Yeah, she is definitely showing her sooty gene.

Palomino's are all sorts of fun. They keep you guessing season after season about what shade they are going to turn. I know lots of palomino's that are very pale/golden in the winter, and then BOOM, come spring shedding season, they are completely different.

Look up Ain't Seen Nothin' Yet (AQHA) He is a beautiful palomino that has an incredibly strong sooty gene. *sigh*


----------



## SuziesZoo (Dec 15, 2012)

*Pretty filly *

She is very pretty! My girl is doing the exact same thing This is her in December.


----------



## Elizabeth Bowers (Jan 26, 2012)

Found him!!
Ain't Seen Nothin' Yet 2008 AQHA stallion








Man, i'd kill to have a palomino like that!!!  Absolutely stunning!

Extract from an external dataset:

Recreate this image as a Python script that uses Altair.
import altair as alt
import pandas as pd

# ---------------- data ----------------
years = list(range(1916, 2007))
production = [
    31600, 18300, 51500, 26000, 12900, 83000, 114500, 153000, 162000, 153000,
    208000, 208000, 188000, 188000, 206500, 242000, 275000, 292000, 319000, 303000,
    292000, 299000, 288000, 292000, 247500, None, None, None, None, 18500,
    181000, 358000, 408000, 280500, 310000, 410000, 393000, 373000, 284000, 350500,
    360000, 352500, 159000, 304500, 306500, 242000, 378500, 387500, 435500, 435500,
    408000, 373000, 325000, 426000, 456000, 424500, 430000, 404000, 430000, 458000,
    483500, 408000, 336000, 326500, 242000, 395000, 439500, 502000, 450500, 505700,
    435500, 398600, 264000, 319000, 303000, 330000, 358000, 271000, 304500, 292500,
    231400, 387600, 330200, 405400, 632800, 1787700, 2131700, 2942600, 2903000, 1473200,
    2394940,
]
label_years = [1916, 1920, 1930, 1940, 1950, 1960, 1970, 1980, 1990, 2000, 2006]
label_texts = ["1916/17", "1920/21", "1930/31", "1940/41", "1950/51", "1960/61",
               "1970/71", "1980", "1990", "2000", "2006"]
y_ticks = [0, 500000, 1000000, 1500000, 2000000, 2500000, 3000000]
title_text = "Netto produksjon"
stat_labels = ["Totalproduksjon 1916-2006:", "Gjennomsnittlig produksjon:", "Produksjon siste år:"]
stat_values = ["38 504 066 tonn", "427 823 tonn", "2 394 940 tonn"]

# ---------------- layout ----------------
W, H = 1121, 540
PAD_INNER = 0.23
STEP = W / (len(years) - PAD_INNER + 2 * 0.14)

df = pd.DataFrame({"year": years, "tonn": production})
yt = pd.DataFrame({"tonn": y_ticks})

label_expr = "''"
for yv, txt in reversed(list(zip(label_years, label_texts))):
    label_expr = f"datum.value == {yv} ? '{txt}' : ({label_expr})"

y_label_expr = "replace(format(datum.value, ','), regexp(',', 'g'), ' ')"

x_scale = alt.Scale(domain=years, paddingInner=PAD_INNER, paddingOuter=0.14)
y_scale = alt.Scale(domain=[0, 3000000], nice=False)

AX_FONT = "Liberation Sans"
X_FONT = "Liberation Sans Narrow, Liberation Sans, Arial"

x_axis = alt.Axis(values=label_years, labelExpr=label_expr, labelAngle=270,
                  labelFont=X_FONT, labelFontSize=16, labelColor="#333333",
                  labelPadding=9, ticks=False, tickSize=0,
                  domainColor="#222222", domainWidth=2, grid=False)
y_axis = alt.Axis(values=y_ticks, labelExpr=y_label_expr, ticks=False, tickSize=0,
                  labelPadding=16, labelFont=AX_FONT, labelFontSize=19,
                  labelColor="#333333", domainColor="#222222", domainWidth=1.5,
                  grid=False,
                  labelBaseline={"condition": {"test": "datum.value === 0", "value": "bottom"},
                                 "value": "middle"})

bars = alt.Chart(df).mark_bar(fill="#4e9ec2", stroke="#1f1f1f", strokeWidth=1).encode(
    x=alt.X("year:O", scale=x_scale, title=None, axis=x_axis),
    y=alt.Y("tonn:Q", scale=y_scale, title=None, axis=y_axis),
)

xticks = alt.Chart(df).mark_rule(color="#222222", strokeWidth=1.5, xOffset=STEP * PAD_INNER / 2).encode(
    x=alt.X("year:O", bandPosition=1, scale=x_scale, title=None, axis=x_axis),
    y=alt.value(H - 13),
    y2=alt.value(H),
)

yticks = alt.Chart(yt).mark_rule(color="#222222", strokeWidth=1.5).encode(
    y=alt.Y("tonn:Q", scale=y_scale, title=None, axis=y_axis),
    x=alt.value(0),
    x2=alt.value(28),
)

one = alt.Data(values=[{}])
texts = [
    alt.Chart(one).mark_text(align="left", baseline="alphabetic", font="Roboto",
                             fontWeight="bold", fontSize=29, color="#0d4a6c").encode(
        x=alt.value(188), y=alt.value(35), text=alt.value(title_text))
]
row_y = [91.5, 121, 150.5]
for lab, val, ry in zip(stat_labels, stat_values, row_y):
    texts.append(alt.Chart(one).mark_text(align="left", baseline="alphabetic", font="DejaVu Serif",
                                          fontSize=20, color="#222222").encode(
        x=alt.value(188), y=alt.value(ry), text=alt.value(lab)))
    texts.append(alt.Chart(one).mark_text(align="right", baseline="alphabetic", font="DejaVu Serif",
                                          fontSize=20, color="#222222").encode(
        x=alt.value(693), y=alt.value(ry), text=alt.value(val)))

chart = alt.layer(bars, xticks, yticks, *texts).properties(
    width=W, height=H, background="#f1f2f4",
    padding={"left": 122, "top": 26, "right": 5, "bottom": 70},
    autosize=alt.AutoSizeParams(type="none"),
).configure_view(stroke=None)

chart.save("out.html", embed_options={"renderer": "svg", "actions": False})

Your mare is lovely, and have fun with the color guessing every year! My mom does the same with her pali's.


----------



## Dehda01 (Jul 25, 2013)

Hmm. I wonder if daddy was really a grey. The back end shot looks suspicious too me that she could be greying, but I suppose roan is a possibility and that she is sooty.


----------



## Tryst (Feb 8, 2012)

Might just be the photos... But the shot from behind (in particular) she appears to have significant hair loss/balding?!? If so thin hair and dark skin might create the impression of darker areas. Hopefully it is just the photo. If it is hair loss I would be talking to a vet.


----------



## CLaPorte432 (Jan 3, 2012)

Tryst said:


> Might just be the photos... But the shot from behind (in particular) she appears to have significant hair loss/balding?!? If so thin hair and dark skin might create the impression of darker areas. Hopefully it is just the photo. If it is hair loss I would be talking to a vet.

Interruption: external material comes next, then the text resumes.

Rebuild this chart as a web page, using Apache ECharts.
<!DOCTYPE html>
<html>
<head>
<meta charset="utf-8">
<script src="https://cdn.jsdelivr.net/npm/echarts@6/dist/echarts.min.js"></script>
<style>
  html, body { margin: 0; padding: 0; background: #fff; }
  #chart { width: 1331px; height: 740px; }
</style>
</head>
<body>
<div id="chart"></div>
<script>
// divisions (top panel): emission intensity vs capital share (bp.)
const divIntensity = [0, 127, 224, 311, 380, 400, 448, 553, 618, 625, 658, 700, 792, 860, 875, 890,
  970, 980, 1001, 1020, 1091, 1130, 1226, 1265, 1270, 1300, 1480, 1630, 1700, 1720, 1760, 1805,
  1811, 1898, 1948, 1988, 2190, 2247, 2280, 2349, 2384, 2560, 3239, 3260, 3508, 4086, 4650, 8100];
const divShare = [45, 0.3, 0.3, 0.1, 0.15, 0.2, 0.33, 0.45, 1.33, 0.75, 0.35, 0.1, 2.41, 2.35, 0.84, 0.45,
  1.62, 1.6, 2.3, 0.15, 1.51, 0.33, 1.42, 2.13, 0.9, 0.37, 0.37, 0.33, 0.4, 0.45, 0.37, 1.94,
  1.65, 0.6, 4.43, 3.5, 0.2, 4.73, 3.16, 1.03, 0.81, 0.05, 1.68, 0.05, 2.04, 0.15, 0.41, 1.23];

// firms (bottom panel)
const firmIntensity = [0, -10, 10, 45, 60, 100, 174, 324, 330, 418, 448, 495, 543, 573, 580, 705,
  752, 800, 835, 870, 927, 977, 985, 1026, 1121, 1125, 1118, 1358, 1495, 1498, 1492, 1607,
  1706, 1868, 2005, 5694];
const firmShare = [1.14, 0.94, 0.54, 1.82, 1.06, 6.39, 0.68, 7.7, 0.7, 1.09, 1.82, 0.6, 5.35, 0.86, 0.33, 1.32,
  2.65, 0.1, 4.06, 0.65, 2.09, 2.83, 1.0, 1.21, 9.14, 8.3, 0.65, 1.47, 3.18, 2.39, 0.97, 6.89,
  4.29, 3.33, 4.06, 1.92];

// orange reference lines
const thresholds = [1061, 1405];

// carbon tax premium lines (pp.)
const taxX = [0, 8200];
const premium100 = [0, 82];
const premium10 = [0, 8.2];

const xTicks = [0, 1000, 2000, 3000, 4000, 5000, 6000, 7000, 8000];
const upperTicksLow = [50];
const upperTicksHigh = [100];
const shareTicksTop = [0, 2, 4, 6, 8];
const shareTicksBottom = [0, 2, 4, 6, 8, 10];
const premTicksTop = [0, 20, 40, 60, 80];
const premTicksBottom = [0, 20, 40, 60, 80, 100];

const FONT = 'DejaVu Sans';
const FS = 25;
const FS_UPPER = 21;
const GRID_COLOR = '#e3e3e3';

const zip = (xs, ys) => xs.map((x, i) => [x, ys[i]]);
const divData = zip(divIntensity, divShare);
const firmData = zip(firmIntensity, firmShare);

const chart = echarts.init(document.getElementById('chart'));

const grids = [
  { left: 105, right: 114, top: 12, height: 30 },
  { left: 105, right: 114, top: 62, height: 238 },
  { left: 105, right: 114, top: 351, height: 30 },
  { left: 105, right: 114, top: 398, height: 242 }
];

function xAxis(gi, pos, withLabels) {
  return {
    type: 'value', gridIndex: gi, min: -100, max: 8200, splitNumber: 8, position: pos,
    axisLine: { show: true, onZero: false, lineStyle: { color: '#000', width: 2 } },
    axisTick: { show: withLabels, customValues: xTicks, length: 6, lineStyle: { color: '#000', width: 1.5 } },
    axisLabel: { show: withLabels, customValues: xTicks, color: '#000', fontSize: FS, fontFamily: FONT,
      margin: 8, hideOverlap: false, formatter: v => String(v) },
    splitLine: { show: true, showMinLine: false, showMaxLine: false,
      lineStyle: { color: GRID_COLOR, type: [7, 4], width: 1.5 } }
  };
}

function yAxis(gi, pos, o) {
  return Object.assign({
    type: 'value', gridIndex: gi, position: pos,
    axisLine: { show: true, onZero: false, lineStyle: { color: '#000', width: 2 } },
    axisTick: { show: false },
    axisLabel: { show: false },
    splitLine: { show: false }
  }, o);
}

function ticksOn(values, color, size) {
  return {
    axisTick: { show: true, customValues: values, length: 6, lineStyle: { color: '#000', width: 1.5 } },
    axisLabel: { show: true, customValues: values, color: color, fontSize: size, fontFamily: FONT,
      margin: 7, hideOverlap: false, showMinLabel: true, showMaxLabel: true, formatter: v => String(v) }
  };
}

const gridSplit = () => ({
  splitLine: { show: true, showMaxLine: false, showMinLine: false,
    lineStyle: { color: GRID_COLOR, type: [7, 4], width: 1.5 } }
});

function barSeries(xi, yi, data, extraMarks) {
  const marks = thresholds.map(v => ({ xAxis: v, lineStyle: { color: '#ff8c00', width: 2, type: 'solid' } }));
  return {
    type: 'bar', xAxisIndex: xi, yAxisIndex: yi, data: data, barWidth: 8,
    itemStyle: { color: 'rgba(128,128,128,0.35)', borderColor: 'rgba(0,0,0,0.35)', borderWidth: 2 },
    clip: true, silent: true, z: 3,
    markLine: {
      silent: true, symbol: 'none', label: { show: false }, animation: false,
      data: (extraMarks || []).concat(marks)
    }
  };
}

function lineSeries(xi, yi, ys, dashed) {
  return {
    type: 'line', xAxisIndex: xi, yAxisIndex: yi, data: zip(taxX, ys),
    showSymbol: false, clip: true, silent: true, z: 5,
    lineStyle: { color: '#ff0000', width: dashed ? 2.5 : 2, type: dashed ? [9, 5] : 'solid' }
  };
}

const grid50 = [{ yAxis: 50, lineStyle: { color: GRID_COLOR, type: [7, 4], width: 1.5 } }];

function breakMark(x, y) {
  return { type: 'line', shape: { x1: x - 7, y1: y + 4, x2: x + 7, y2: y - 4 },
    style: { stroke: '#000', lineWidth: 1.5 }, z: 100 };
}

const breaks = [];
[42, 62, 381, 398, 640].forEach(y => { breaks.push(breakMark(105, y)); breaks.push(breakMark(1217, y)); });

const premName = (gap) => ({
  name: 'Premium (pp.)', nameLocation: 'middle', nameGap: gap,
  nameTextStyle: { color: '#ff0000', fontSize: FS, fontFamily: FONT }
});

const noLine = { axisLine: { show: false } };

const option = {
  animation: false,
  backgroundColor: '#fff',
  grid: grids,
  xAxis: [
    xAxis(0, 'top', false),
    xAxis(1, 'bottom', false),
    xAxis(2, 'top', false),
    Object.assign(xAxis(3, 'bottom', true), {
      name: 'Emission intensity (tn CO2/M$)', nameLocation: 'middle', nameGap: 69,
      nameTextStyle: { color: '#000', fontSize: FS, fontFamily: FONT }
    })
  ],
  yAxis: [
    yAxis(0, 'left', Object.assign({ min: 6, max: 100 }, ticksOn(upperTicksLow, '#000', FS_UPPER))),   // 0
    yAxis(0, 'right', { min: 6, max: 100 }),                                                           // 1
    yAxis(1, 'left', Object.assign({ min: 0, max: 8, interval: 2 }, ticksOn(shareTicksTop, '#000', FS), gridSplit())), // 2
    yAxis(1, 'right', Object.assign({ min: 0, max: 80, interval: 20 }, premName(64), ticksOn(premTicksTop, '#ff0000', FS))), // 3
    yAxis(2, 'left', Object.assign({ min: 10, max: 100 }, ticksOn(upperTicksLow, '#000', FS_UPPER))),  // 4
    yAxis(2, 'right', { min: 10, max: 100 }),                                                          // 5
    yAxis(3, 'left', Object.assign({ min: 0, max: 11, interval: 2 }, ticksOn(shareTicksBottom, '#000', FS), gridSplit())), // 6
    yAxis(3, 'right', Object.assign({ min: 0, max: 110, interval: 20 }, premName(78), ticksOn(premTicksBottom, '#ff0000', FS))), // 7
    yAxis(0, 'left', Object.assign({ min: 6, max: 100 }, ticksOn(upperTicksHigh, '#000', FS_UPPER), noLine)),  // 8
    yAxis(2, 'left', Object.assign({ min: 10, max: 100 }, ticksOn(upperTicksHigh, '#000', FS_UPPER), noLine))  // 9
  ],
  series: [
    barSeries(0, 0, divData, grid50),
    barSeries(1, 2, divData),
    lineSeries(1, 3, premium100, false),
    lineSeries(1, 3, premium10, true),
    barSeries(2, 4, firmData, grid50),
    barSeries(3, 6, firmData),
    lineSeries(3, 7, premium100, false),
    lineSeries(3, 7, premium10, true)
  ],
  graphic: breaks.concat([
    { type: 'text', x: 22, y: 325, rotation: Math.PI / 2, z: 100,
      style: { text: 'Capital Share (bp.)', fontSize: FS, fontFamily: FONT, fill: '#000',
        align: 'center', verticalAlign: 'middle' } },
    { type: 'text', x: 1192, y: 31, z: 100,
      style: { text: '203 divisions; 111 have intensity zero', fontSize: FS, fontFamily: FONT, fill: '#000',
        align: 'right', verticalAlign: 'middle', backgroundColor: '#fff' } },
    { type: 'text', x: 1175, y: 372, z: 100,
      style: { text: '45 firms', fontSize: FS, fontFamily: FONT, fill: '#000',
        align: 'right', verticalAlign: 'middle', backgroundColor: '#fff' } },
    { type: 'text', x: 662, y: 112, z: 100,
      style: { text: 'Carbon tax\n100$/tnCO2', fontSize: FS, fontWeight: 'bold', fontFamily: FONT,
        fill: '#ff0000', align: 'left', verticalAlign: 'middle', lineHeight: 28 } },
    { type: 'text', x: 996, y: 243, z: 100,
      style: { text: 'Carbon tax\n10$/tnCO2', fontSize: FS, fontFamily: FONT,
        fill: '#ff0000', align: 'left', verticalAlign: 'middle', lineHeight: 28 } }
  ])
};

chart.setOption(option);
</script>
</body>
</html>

You are right. If you look at all the recent pictutes...it looks like she is balding. Topline picture shows it too. The backend shot shows it really well.

OP, is there hair in these dark spots? Or it is skin?

Elizabeth, that's him. Isn't he stunning?
_Posted via Mobile Device_


----------



## Roux (Aug 23, 2013)

I was wondering about the balding too. Great pics everyone.


----------



## Poseidon (Oct 1, 2010)

I was also curious about the "roan" sire actually being gray and this filly is graying.


----------



## sparks879 (Apr 14, 2013)

That's what I see, this horse isn't showing a sooty gene in my opinion, she is losing her hair, too much hair not just the normal spring shedding. My friends horse did this. turned out he had some sort of fungal infection. She had to treat in with a topical fungicide as well as betadine bathes.


----------



## QtrBel (May 31, 2012)

I'm seeing skin not a sooty gene. Could be she's rubbing but for those areas to all show the same likely it is fungal.


----------



## Elizabeth Bowers (Jan 26, 2012)

CLaPorte432 said:


> Elizabeth, that's him. Isn't he stunning?
> _Posted via Mobile Device_


Yeah, he's one of those dream to own kinda horses. 
I'd love to have a sooty.....they're neat....


----------



## stevenson (Sep 12, 2011)

i would start a betadine wash or any anti fungal bath . those darks places do not look like hair.


----------



## Amandaa (Apr 23, 2012)

Sorry that I am replying so late, I just saw that you all replied! The dark spots were not balding, she was definitely turning sooty, here is her now, im so in love with her color! She turns 3 tomorrow!


----------